Although journalism students are skilled communicators, I often find that they do little communicating with one another. Lack of clear communication between staff members can lead to all sorts of problems — missed deadlines, duplication of effort and hurt feelings. These problems are compounded when a publication staff that is split over more than one class period. And while nothing beats good old-fashioned face-to-face communication, I have found that a classroom wiki page is an incredibly useful tool for making sure everyone is “on the same page”.
A wiki page is simply a web page, or series of web pages, that can be edited by anyone with the appropriate permissions. The site can be open to the public, with contributor access limited to members of the staff, or private.
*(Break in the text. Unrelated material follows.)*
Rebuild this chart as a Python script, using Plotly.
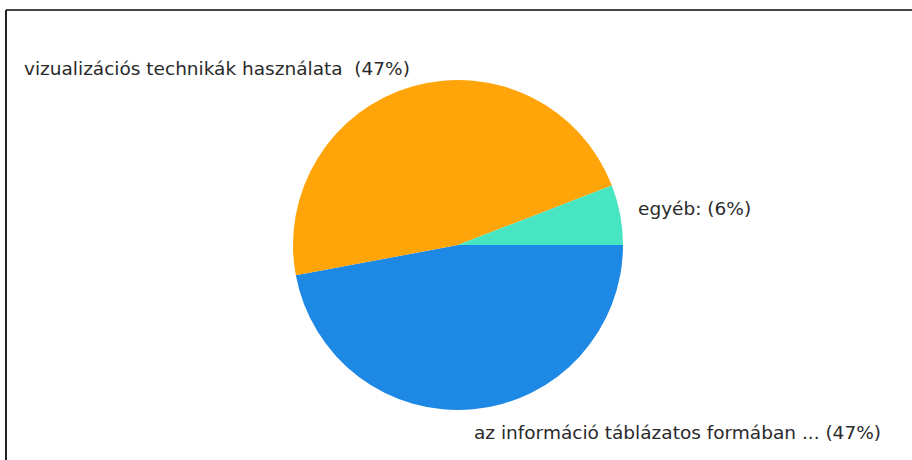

Several free wiki options exist for the classroom including Wikispaces and PBworks — which is the site I used before being my school district implemented its own wiki site and insisted I use it. These options are simple and user-friendly, using a WYSIWYG (what you see is what you get) editor and offering features like privacy settings, calendars, RSS feeds and file and photo uploading.
Both Wikispaces and PBworks offer tiered pricing plans, with free options that limit the storage space (2GB for unlimited users on Wikispaces and 2GB for up to 100 users on PBworks) and features, as well as classroom and campus pricing. I really liked PBworks’ features and ease of use; if I had my way I would still be using it.
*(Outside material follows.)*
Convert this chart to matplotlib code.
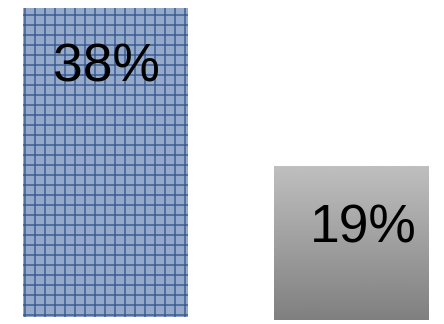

My yearbook and newspaper staffs use their wiki pages for a number of things: they can record deadlines on the calendar, reference their entire staff manual, including rubrics and other important forms, make important announcements to the rest of the staff (or just make silly comments or vent frustrations), keep track of minutes for club meetings and story assignments from brainstorming sessions, read the latest journalism news via the RSS feeds and blogroll…the list goes on and on. And although anyone on staff has permission to edit any page, those with administrative access have the ability to go back through the site history to undo any changes that the tricksters want to make to the site (“What deadline? There’s no deadline on the calendar for today.”).
A wiki page takes next-to-no time to implement, and I believe our wiki sites have gotten us out of several jams this year with staffers being spread over different class periods. It’s been a wonder for improving communication and organization amongst staffers — and the best part is, it requires almost no work on the part of the adviser.